New Report Calls for Policy Changes to Equalize Higher Education Opportunities for Foster Youth
- Increase educational expectations
- Extend eligibility for independent living programs
- Increase access to mental health care services
Washington, D.C., Dec. 15, 2005—Foster youth are among America’s most disadvantaged in terms of opportunities for higher education, and targeted strategies are required to increase their college-going, according to a new report from the Institute for Higher Education Policy. The report, “Higher Education Opportunities for Foster Youth: A Primer for Policymakers,” recognizes that the root of the unique barriers that foster youth face is their common traumatic experience: the neglect or abuse that brought them to the attention of public authorities and subsequent removal from their family. The report recommends several key areas where changes in policy could alleviate obstacles such as low educational expectations; frequent disruptions and changes in school placements; underdeveloped independent living skills; and lack of access to mental health care and treatment.
Each year there are some 800,000 youth served by the foster care system, and the report estimates that at any time, there are approximately 300,000 youth in foster care between the ages of 18 and 25, prime college-going years. About 150,000 of these foster youth are college qualified, having graduated from high school, and of these college-qualified foster youth only about 30,000 are attending postsecondary education.
According to this report, if foster youth completed high school and attended postsecondary education at the same rate as their peers, nearly 100,000 additional foster youth in the 18 to 25-year-old age group would be attending higher education. “This is the size of the gap in opportunity for higher education between foster youth and their peers, and it is the magnitude of the policy problem we face to equalize opportunities for foster youth,” said Tom Wolanin, Senior Associate at the Institute and author of the new report.

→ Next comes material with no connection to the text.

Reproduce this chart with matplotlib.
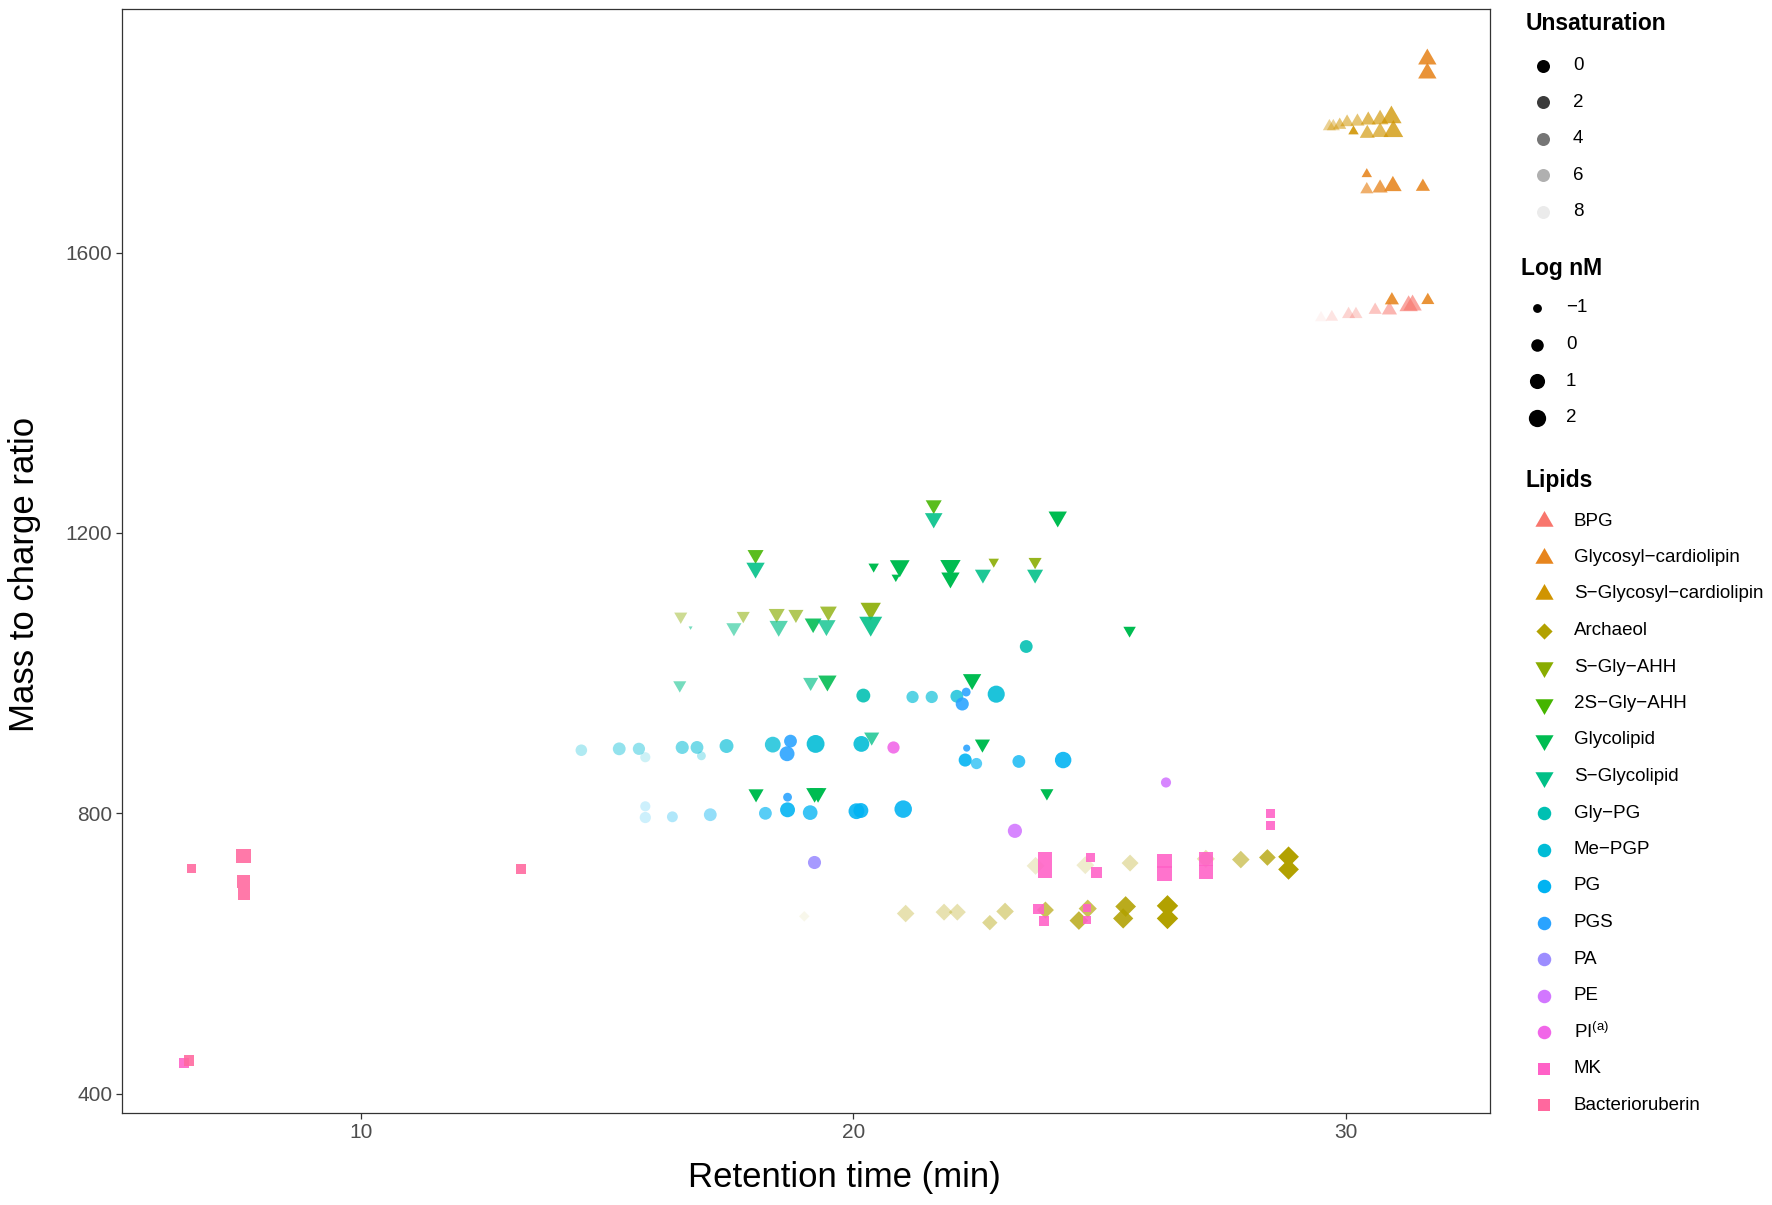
import numpy as np
import matplotlib
matplotlib.use("Agg")
import matplotlib.pyplot as plt

plt.rcParams['font.family'] = ['Liberation Sans', 'DejaVu Sans']
plt.rcParams['mathtext.fontset'] = 'custom'
plt.rcParams['mathtext.rm'] = 'Liberation Sans'

# rows: (retention time min, m/z, unsaturation, log nM)
BPG = [(29.50, 1507, 8, -1.0), (29.72, 1508, 7, -0.9), (30.06, 1512, 6, -0.8),
       (30.21, 1512, 6, -0.8), (30.60, 1518, 5, -0.8), (30.89, 1518, 4, -0.4),
       (31.28, 1524, 3, 0.4), (31.36, 1525, 3, 0.4)]
GLY_CL = [(31.66, 1876, 1, 0.4), (31.66, 1856, 1, 0.4), (30.43, 1712, 1, -1.2),
          (30.43, 1690, 3, -0.8), (30.70, 1692, 2, -0.4), (30.96, 1695, 1, 0.2),
          (31.57, 1694, 1, -0.6), (30.94, 1532, 1, -0.6), (31.67, 1532, 1, -0.8)]
S_GLY_CL = [(29.67, 1780, 5, -0.8), (29.75, 1780, 5, -0.8), (29.88, 1782, 4, -0.8),
            (30.03, 1786, 4, -0.7), (30.24, 1787, 4, -0.6), (30.46, 1789, 3, -0.4),
            (30.70, 1790, 3, 0.0), (30.93, 1793, 2, 1.0), (30.16, 1773, 1, -1.2),
            (30.44, 1770, 3, -0.4), (30.70, 1772, 3, 0.0), (30.97, 1773, 2, 0.8)]
ARCHAEOL = [(19.00, 653, 8, -1.0), (21.06, 657, 6, 0.8), (21.84, 659, 6, 0.6),
            (22.11, 659, 6, 0.6), (22.77, 644, 5, 0.1), (23.08, 660, 5, 0.8),
            (23.70, 725, 7, 0.9), (23.90, 662, 3, 0.6), (24.71, 726, 7, 0.9),
            (24.76, 664, 3, 1.0), (24.58, 647, 2, 1.2), (25.62, 729, 6, 0.6),
            (25.53, 667, 1, 2.0), (25.48, 650, 1, 1.8), (26.38, 668, 0, 2.3),
            (26.38, 650, 0, 2.3), (27.16, 735, 6, 1.0), (27.87, 734, 4, 0.8),
            (28.41, 737, 2, 0.5), (28.84, 738, 0, 2.0), (28.84, 720, 0, 2.0)]
S_GLY_AHH = [(16.49, 1081, 5, -0.8), (17.76, 1082, 4, -0.8), (18.44, 1085, 3, -0.2),
             (18.83, 1084, 3, -0.4), (19.49, 1088, 2, 0.0), (20.35, 1092, 1, 1.0),
             (22.85, 1159, 1, -1.2), (23.69, 1159, 1, -0.8)]
S2_GLY_AHH = [(18.01, 1169, 1, -0.2), (21.63, 1240, 1, -0.2)]
GLYCOLIPID = [(24.15, 1223, 0, 0.4), (20.41, 1152, 0, -1.2), (20.94, 1153, 0, 0.8),
              (20.86, 1137, 0, -1.4), (21.97, 1153, 0, 1.0), (21.97, 1136, 0, 0.4),
              (22.41, 991, 0, 0.4), (22.62, 899, 0, -0.4), (23.93, 829, 0, -0.8),
              (25.61, 1061, 0, -0.9), (18.02, 828, 0, -0.4), (19.21, 829, 0, 0.0),
              (19.28, 829, 0, 0.0), (19.47, 989, 1, 0.4), (19.18, 1071, 1, 0.0)]
S_GLYCOLIPID = [(18.01, 1150, 1, 0.4), (21.63, 1221, 1, 0.2), (22.63, 1141, 1, -0.2),
                (23.69, 1141, 1, -0.2), (20.35, 1071, 1, 1.9), (16.69, 1065, 4, -1.6),
                (17.57, 1065, 4, -0.4), (18.48, 1067, 3, 0.4), (19.45, 1068, 2, 0.4),
                (16.47, 983, 4, -0.8), (19.13, 987, 3, -0.4), (20.37, 909, 2, -0.4)]
GLY_PG = [(23.51, 1038, 1, 0.1), (20.20, 968, 1, 0.5)]
ME_PGP = [(14.47, 890, 6, -0.3), (15.24, 892, 5, 0.1), (15.64, 892, 5, -0.1),
          (15.77, 880, 7, -0.7), (16.52, 894, 4, 0.2), (16.82, 894, 4, 0.1),
          (16.91, 882, 6, -1.0), (17.42, 896, 3, 0.5), (18.36, 898, 2, 1.3),
          (19.23, 899, 1, 2.3), (20.16, 899, 1, 1.3), (21.20, 966, 3, -0.1),
          (21.59, 966, 3, -0.1), (22.10, 967, 2, 0.1), (22.90, 970, 1, 1.9)]
PG = [(15.77, 810, 7, -0.7), (15.77, 794, 7, -0.4), (16.32, 795, 6, -0.5),
      (17.09, 798, 5, 0.1), (18.21, 800, 3, 0.1), (18.66, 805, 1, 0.9),
      (19.12, 801, 2, 0.8), (20.06, 803, 1, 1.3), (20.15, 804, 1, 0.9),
      (21.01, 806, 1, 2.1), (22.27, 876, 1, 0.2), (22.50, 871, 3, -0.4),
      (23.36, 874, 2, 0.1), (24.26, 876, 1, 1.6)]
PGS = [(18.72, 903, 1, 0.1), (18.65, 885, 1, 0.9), (18.66, 823, 1, -1.0),
       (22.29, 973, 1, -1.0), (22.21, 956, 1, 0.2), (22.30, 893, 1, -1.3)]
PA = [(19.19, 731, 1, 0.2)]
PE = [(23.28, 775, 1, 0.6), (26.35, 844, 1, -0.7)]
PI = [(20.80, 894, 1, -0.1)]
MK = [(6.40, 444, 1, -0.3), (23.89, 735, 1, 1.0), (23.89, 717, 1, 1.0),
      (23.76, 664, 1, -0.3), (23.88, 647, 1, -0.3), (24.82, 737, 1, -0.5),
      (24.94, 715, 1, 0.0), (24.75, 665, 1, -1.0), (24.75, 648, 1, -1.0),
      (26.32, 732, 1, 1.9), (26.32, 714, 1, 1.9), (27.16, 735, 1, 1.4),
      (27.16, 716, 1, 1.4), (28.47, 800, 1, -0.7), (28.47, 783, 1, -0.7)]
BACTERIORUBERIN = [(6.50, 447, 1, -0.1), (6.55, 721, 1, -0.5), (7.61, 739, 1, 1.75),
                   (7.61, 703, 1, 0.75), (7.61, 685, 1, 0.3), (13.25, 721, 1, -0.4)]

lipid_names = ['BPG', 'Glycosyl\u2212cardiolipin', 'S\u2212Glycosyl\u2212cardiolipin',
               'Archaeol', 'S\u2212Gly\u2212AHH', '2S\u2212Gly\u2212AHH', 'Glycolipid',
               'S\u2212Glycolipid', 'Gly\u2212PG', 'Me\u2212PGP', 'PG', 'PGS', 'PA',
               'PE', r'PI$^{\mathrm{(a)}}$', 'MK', 'Bacterioruberin']
lipid_rows = [BPG, GLY_CL, S_GLY_CL, ARCHAEOL, S_GLY_AHH, S2_GLY_AHH, GLYCOLIPID,
              S_GLYCOLIPID, GLY_PG, ME_PGP, PG, PGS, PA, PE, PI, MK, BACTERIORUBERIN]
lipid_shapes = ['up'] * 3 + ['diamond'] + ['down'] * 4 + ['circle'] * 7 + ['square'] * 2

unsat_breaks = [0, 2, 4, 6, 8]
lognm_breaks = [-1, 0, 1, 2]


def hcl_hex(h, c=100, l=65):
    # ggplot2 hue palette colour (polar LUV -> sRGB)
    hr = np.radians(h)
    U, V = c * np.cos(hr), c * np.sin(hr)
    Xn, Yn, Zn = 95.047, 100.0, 108.883
    Y = Yn * ((l + 16) / 116) ** 3
    den = Xn + 15 * Yn + 3 * Zn
    u = U / (13 * l) + 4 * Xn / den
    v = V / (13 * l) + 9 * Yn / den
    X = 9 * Y * u / (4 * v)
    Z = -X / 3 - 5 * Y + 3 * Y / v
    rgb = np.array([3.240479 * X - 1.537150 * Y - 0.498535 * Z,
                    -0.969256 * X + 1.875992 * Y + 0.041556 * Z,
                    0.055648 * X - 0.204043 * Y + 1.057311 * Z]) / Yn
    rgb = np.where(rgb > 0.00304, 1.055 * np.abs(rgb) ** (1 / 2.4) - 0.055, 12.92 * rgb)
    return tuple(np.clip(rgb, 0, 1))


n = len(lipid_names)
hues = np.linspace(15, 375 - 360 / n, n)
colours = [hcl_hex(h) for h in hues]

DPI = 100
PX2PT = 72 / DPI
markers = {'circle': ('o', 1.0), 'up': ((3, 0, 0), 1.555), 'down': ((3, 0, 180), 1.555),
           'diamond': ((4, 0, 0), 1.2), 'square': ((4, 0, 45), 1.23)}


def diam_px(v, vmin=-1.6, vmax=2.3):
    r = np.clip((np.asarray(v, float) - vmin) / (vmax - vmin), 0, 1)
    return 2.98 * (1 + 5 * np.sqrt(r))


def alpha_of(u):
    return np.clip(1 - 0.115 * np.asarray(u, float), 0.05, 1)


def msize(d, shape):
    return (d * markers[shape][1] * PX2PT) ** 2


fig = plt.figure(figsize=(17.72, 12.05), dpi=DPI)
W, H = 1772, 1205
ax = fig.add_axes([122 / W, 1 - 1113 / H, (1490 - 122) / W, (1113 - 9) / H])

for rows, shape, col in zip(lipid_rows, lipid_shapes, colours):
    arr = np.array(rows, float)
    rgba = np.zeros((len(arr), 4))
    rgba[:, :3] = col
    rgba[:, 3] = alpha_of(arr[:, 2])
    ax.scatter(arr[:, 0], arr[:, 1], s=msize(diam_px(arr[:, 3]), shape),
               c=rgba, marker=markers[shape][0], linewidths=0)

all_pts = np.vstack([np.array(r, float) for r in lipid_rows])
xr = all_pts[:, 0].min(), all_pts[:, 0].max()
yr = all_pts[:, 1].min(), all_pts[:, 1].max()
ax.set_xlim(xr[0] - 0.05 * (xr[1] - xr[0]), xr[1] + 0.05 * (xr[1] - xr[0]))
ax.set_ylim(yr[0] - 0.05 * (yr[1] - yr[0]), yr[1] + 0.05 * (yr[1] - yr[0]))
ax.set_xticks([10, 20, 30])
ax.set_yticks([400, 800, 1200, 1600])
ax.tick_params(length=4, width=0.9, color='#333333', labelsize=15,
               labelcolor='#4D4D4D', pad=3)
for sp in ax.spines.values():
    sp.set_color('#333333')
    sp.set_linewidth(0.9)

fig.text(844 / W, 1 - 1178 / H, 'Retention time (min)', ha='center', va='center', fontsize=25)
fig.text(25 / W, 1 - 574 / H, 'Mass to charge ratio', ha='center', va='center',
         fontsize=25, rotation=90)

# legends drawn in pixel coordinates on an overlay
lax = fig.add_axes([0, 0, 1, 1])
lax.set_xlim(0, W)
lax.set_ylim(H, 0)
lax.axis('off')

lax.text(1526, 24, 'Unsaturation', fontsize=16.5, fontweight='bold', va='center', ha='left')
for i, u in enumerate(unsat_breaks):
    y = 65.7 + i * 36.5
    lax.scatter([1543], [y], s=msize(13, 'circle'), c=[(0, 0, 0, float(alpha_of(u)))],
                linewidths=0)
    lax.text(1573, y, str(u), fontsize=13.5, va='center', ha='left')

lax.text(1521, 268, 'Log nM', fontsize=16.5, fontweight='bold', va='center', ha='left')
for i, v in enumerate(lognm_breaks):
    y = 308 + i * 36.5
    lax.scatter([1537], [y], s=msize(diam_px(v), 'circle'), c='black', linewidths=0)
    lax.text(1566, y, str(v).replace('-', '\u2212'), fontsize=13.5, va='center', ha='left')

lax.text(1526, 480, 'Lipids', fontsize=16.5, fontweight='bold', va='center', ha='left')
for i, (name, shape, col) in enumerate(zip(lipid_names, lipid_shapes, colours)):
    y = 521 + i * 36.5
    lax.scatter([1544], [y], s=msize(13.5, shape), c=[col], marker=markers[shape][0],
                linewidths=0)
    lax.text(1574, y, name, fontsize=13.5, va='center', ha='left')

fig.savefig('out.png', dpi=DPI)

Wolanin identifies a number of factors that keep foster youth from pursuing higher education. In general, he contends that overworked, underpaid and insufficiently trained social workers; foster parents who turn over frequently and who also do not receive adequate training and support; and overburdened school counselors do not provide the adult mentoring and nurturing needed for foster youth to develop independence and maturity. In addition, foster youth more often develop mental illnesses and emotional fragility that are significant barriers to higher education opportunities.
Independent living programs, particularly those supported by the federal John H. Chafee Foster Care Independence Program, aim to help foster youth generally between the ages of 16 and 21 to make the transition to self-sufficiency. However, these programs only serve about half of the eligible foster youth.
The report makes the following key recommendations to address some of these barriers.
- Achieving high levels of educational attainment for all foster youth should be embedded in the professional responsibilities of all those who care for and serve foster youth.
- Sustained, intensive, and comprehensive independent living programs should be available to all foster youth as early as age 14. Foster youth who age-out of foster care or spend at least one year in care after age 13, should be given adequate time to mature by extending their eligibility for support through independent living and other programs up to age 24.
- The U. S. Department of Health and Human Services should carry out its legislative mandates to systematically evaluate independent living programs and encourage adoption of the best practices, and to collect timely and accurate data about the educational attainment of foster youth and use that data as a measure of accountability for the “well-being” of foster youth.
- States should be required to provide Medicaid coverage for foster youth up to age 24, especially to enable them to obtain any necessary mental health services.
- Whenever possible foster youth should remain in the same school even if their residential placement changes. When a change in school is necessary, it should be carried out with minimal disruption of the foster youth’s education, such as by making the change between school terms.
- Federal programs such as TRIO, GEAR-UP, and the Free Application for Federal Student Aid (FAFSA) should be modified to more effectively reach foster youth and to better serve their unique needs.
“Higher Education Opportunities for Foster Youth” is one of a series of reports funded by the Ford Foundation that examine how and why specific groups are slipping through the cracks of American postsecondary educational opportunity.